感染ゼロ戦略は「ばかげている」、豪首相はNZのコロナ対策に否定的

ニュージーランドのジャシンダ・アーダーン首相(Photo by Mark Tantrum/Getty Images)

ニュージーランドのジャシンダ・アーダーン首相は、感染力が強まった新型コロナウイルスの変異株「デルタ株」の市中感染が拡大しているとして、全土で8月17日から開始したロックダウン(都市封鎖)を再度延長すると発表した。

男性1人の市中感染が確認されたことを受け、4段階ある警戒レベルを最も厳しい「レベル4」とする必要があるとして実施されたロックダウンは、少なくとも27日まで継続されることとなった。

およそ6カ月ぶりに市中での感染が確認されて以降、同国では24日までに、148人の感染が報告されている(うち137人は最大都市オークランドで確認)。

アーダーン首相は、「(市中)感染ゼロ」を目指して当初から採用してきた「厳格に、早期に」の戦略は、長期的なロックダウンを回避することにつながってきたと説明。この戦略を堅持すると断言している。18日には毎日行っている記者会見で、次のように語った。

「現時点では、誰もがこれに同意しています──排除(ゼロにすること)が戦略です。これについて、私たちの間には議論も論争もありません。私たちにとって、これが最も安全な選択肢だからです」

隣国の首相は異見


一方、アーダーン首相が再びロックダウンの期限の延長を発表した翌日の24日、隣国オーストラリアのスコット・モリソン首相は、市中感染ゼロを目指すニュージーランドの戦略は「ばかげている」と発言した。

オーストラリアも現在、パンデミック発生以来、最悪の感染状況に見舞われている。だが、モリソン首相は、「(自国の)どの州も準州も、デルタ株から永久に身を守ることができると考えるのはばかげている」とコメント。当初はパンデミックへの対応に成功したまれな国として称賛された隣国でも、「それはできない」と述べている。

オーストラリアのニュースメディア9Newsによると、モリソン首相は次のように語り、ワクチン接種率を引き上げることの重要性を訴えている。

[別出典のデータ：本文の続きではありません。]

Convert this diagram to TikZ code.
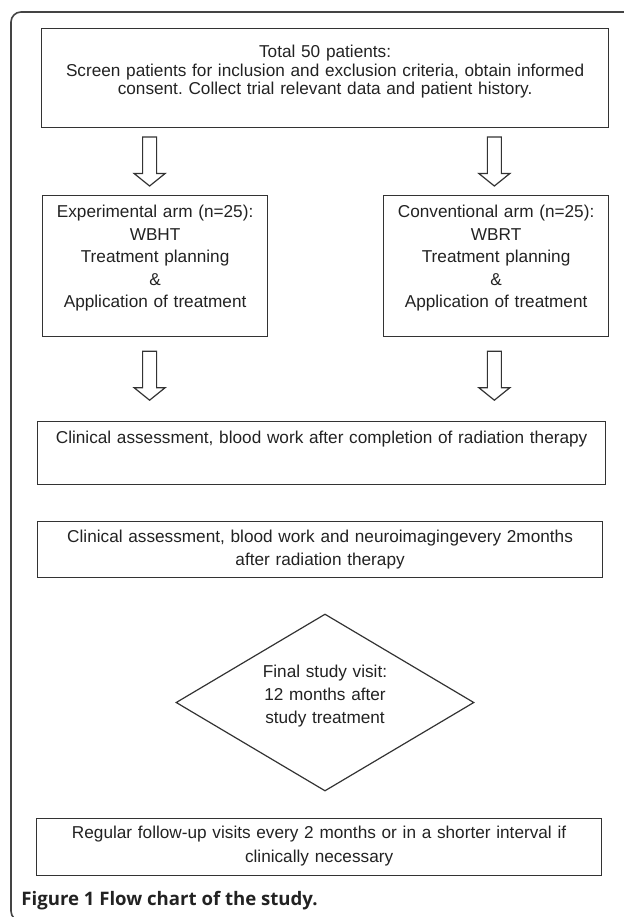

「新型コロナウイルス感染症(が存在する現在)は、まったく違う世界だ。そこに出ていかなければならず、その中で生きていかなければならない。洞窟の中にこもっているわけにはいかないし、安全に洞窟の外に出ることも可能だ」

接種率は両国とも低迷


ニュージーランド政府が公表しているデータによると、同国で新型コロナウイルスワクチンの接種を完了した人は、接種対象者のおよそ23.6%にあたる約100万人。オーストラリアの接種完了者の割合は、30.88%だ。両国ともに接種率が伸び悩み、感染拡大リスクが高い状態が続いている。

ニュージーランドは現在の感染状況になる前には、厳格な入国制限措置と検疫手続き、徹底した接触追跡などにより、市中感染の拡大を実質的に阻止できていた。パンデミックの発生以降、同国で報告されている死者は、26人(25日現在)にとどまっている。

世界中に称賛されてきたニュージーランドの「感染ゼロ」戦略は、同国が長期間に及ぶロックダウンを行うことなく、感染拡大の封じ込めに成功してきたことを意味している。

オーストラリアも同様に、今年の初めには局所的に実施した厳格なロックダウンにより、市中感染の拡大をほぼ食い止めた。だが、およそ2カ月前、南東部ニューサウスウェールズ州の州都シドニーで最初にデルタ株の感染者が確認されて以降は、感染拡大を制御することに苦慮している。